Invece ha pagato dazio già nella cronometro di Caen, ha subito le accelerate di Pogacar nella prima settimana e la stesa di Hautacam nella seconda. Nonostante le dichiarazioni di provarci fino all’ultimo, con la sola ascesa al Monte Ventoso in cui ha dato la sensazione di giocarsela ad armi pari, non è riuscito a staccare il rivale (non al 100%) sulle Alpi, senza fare attacchi coraggiosi (tolto il tentativo ai -70 nella tappa del Col de la Loze). Probabilmente non è stato aiutato a dovere da una Visma non brillante in diversi suoi elementi (Yates vincitore di una tappa ma raramente protagonista in salita, così come Sepp Kuss e soprattutto Matteo Jorgenson), ma è un Tour che ridimensiona le ambizioni del campione ’22 e ‘23, con la Vuelta come occasione di necessaria rivincita.

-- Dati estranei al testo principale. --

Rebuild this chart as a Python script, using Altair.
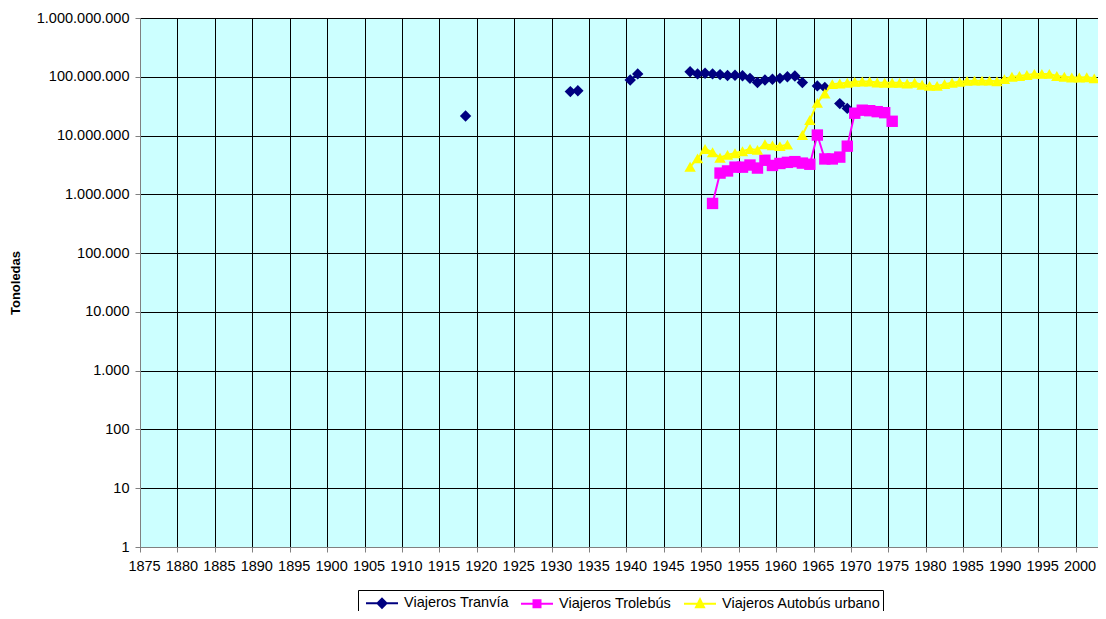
import altair as alt
import pandas as pd

names = ["Viajeros Tranvía", "Viajeros Trolebús", "Viajeros Autobús urbano"]
colors = ["#000080", "#FF00FF", "#FFFF00"]
shapes = ["diamond", "square", "triangle-up"]
legend_paths = [
    "M-0.5,0H2.7M1.1,-0.45L1.55,0L1.1,0.45L0.65,0Z",
    "M-0.5,0H2.7M0.75,-0.35H1.45V0.35H0.75Z",
    "M-0.5,0H2.7M1.1,-0.45L1.5,0.35H0.7Z",
]

tranvia_years = [1918, 1932, 1933, 1940, 1941,
                 1948, 1949, 1950, 1951, 1952, 1953, 1954, 1955, 1956, 1957,
                 1958, 1959, 1960, 1961, 1962, 1963,
                 1965, 1966, 1968, 1969]
tranvia_values = [21500000, 56000000, 58000000, 88000000, 112000000,
                  122000000, 112000000, 115000000, 112000000, 109000000, 105000000,
                  106000000, 104000000, 94000000, 80000000,
                  88000000, 91000000, 94000000, 100000000, 103000000, 80000000,
                  70000000, 66000000, 35000000, 29000000]

trolebus_years = list(range(1951, 1976))
trolebus_values = [700000, 2300000, 2500000, 2900000, 2900000, 3150000, 2800000,
                   3800000, 3100000, 3350000, 3500000, 3600000, 3400000, 3250000,
                   10200000, 4000000, 4000000, 4300000, 6600000,
                   24000000, 27000000, 26500000, 25500000, 24500000, 17500000]

autobus_years = list(range(1948, 1962)) + list(range(1963, 2003))
autobus_values = [2950000, 4100000, 5900000, 5200000, 4200000, 4700000, 5000000,
                  5400000, 5900000, 5700000, 7100000, 6800000, 6600000, 7000000,
                  10200000, 18400000, 36000000, 52000000, 75000000, 77000000,
                  79000000, 82000000, 83000000, 83000000, 80000000, 79000000,
                  79000000, 79000000, 77000000, 79000000, 73000000, 70000000,
                  70000000, 75000000, 79000000, 82000000, 85000000, 86000000,
                  86000000, 86000000, 84000000, 91000000, 100000000, 103000000,
                  107000000, 112000000, 112000000, 112000000, 103000000,
                  100000000, 97000000, 97000000, 98000000, 94000000]

x_ticks = list(range(1875, 2001, 5))
y_ticks = [1, 10, 100, 1000, 10000, 100000, 1000000, 10000000, 100000000, 1000000000]


def build(name, years, values):
    rows = []
    seg = 0
    prev = None
    for yr, v in zip(years, values):
        if prev is not None and yr != prev + 1:
            seg += 1
        rows.append({"serie": name, "anio": yr, "valor": v, "seg": seg})
        prev = yr
    return pd.DataFrame(rows)


frames = [
    build(names[0], tranvia_years, tranvia_values),
    build(names[1], trolebus_years, trolebus_values),
    build(names[2], autobus_years, autobus_values),
]
df = pd.concat(frames, ignore_index=True)

FONT = "Liberation Sans"

x_enc = alt.X(
    "xpos:Q",
    scale=alt.Scale(domain=[1875, 2003], nice=False, zero=False),
    axis=alt.Axis(
        values=x_ticks, format="d", title=None, grid=True, gridColor="#000000",
        gridWidth=1, gridOpacity=1, tickSize=5, tickColor="#808080",
        domainColor="#808080", labelFont=FONT, labelFontSize=14.5,
        labelColor="#000000", labelPadding=7, labelOffset=4,
        labelOverlap=False, labelFlush=False,
    ),
)
y_enc = alt.Y(
    "valor:Q",
    scale=alt.Scale(type="log", domain=[1, 1000000000], nice=False),
    axis=alt.Axis(
        values=y_ticks, title="Tonoledas", grid=True, gridColor="#000000",
        gridWidth=1, gridOpacity=1, tickSize=5, tickColor="#808080",
        domainColor="#808080", labelFont=FONT, labelFontSize=14.5,
        labelColor="#000000", labelPadding=6, labelOverlap=False,
        labelFlush=False,
        labelExpr="join(split(format(datum.value, ','), ','), '.')",
        titleFont=FONT, titleFontSize=13, titleFontWeight="bold",
        titleColor="#000000", titleAngle=270, titleX=-125, titleY=264.5,
        titleAlign="center", titleBaseline="middle",
    ),
)

base = alt.Chart(df).transform_calculate(xpos="datum.anio + 0.5")

layers = []
for name, col, shp in zip(names, colors, shapes):
    sub = base.transform_filter(alt.datum.serie == name)
    layers.append(
        sub.mark_line(color=col, strokeWidth=2).encode(
            x=x_enc, y=y_enc, detail="seg:N"
        )
    )
    layers.append(
        sub.mark_point(shape=shp, filled=True, color=col, opacity=1, size=130).encode(
            x=x_enc, y=y_enc
        )
    )

leg = alt.Legend(
    title=None, orient="none", legendX=218, legendY=572, direction="horizontal",
    columns=3, labelFont=FONT, labelFontSize=14.5, labelColor="#000000",
    symbolSize=400, symbolStrokeWidth=2, columnPadding=6, labelOffset=22,
    padding=2, strokeColor="#000000", fillColor="#FFFFFF", symbolOpacity=1,
)
legend_layer = (
    alt.Chart(df)
    .transform_filter("false")
    .mark_point(filled=True, opacity=1, size=400, strokeWidth=2)
    .encode(
        fill=alt.Fill("serie:N", scale=alt.Scale(domain=names, range=colors), legend=leg),
        stroke=alt.Stroke("serie:N", scale=alt.Scale(domain=names, range=colors), legend=leg),
        shape=alt.Shape("serie:N", scale=alt.Scale(domain=names, range=legend_paths), legend=leg),
    )
)

chart = (
    alt.layer(*layers, legend_layer)
    .properties(
        width=958, height=529,
        autosize=alt.AutoSizeParams(type="none"),
        padding={"left": 132, "top": 10, "right": 0, "bottom": 64},
        background="#FFFFFF",
        view=alt.ViewBackground(fill="#CCFFFF", stroke="#808080", strokeWidth=1),
    )
    .configure_view(fill="#CCFFFF", stroke="#808080", strokeWidth=1)
)

chart.save("out.html", embed_options={"renderer": "svg", "actions": False})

Ridimensionata ancora maggiore per Remco Evenepoel, che dopo il podio della scorso anno voleva fare un passo in avanti per avvicinarsi all’accoppiata che monopolizza il Tour de France da 6 edizioni a questa parte. Dopo la vittoria nella crono, il belga è poi crollato sui Pirenei ritirandosi sul Tourmalet. A causa di un inseguimento della condizione che parte dal brutto infortunio di dicembre ma anche della rottura di una costola rimediata ai campionati nazionali e rivelata solo dopo il suo ritiro. Insomma, se il dominio di Pogacar non è stato appassionante come un anno fa, non è “colpa” di un 4 volte vincitore del Tour, campione di tre Monumento e iridato in carica.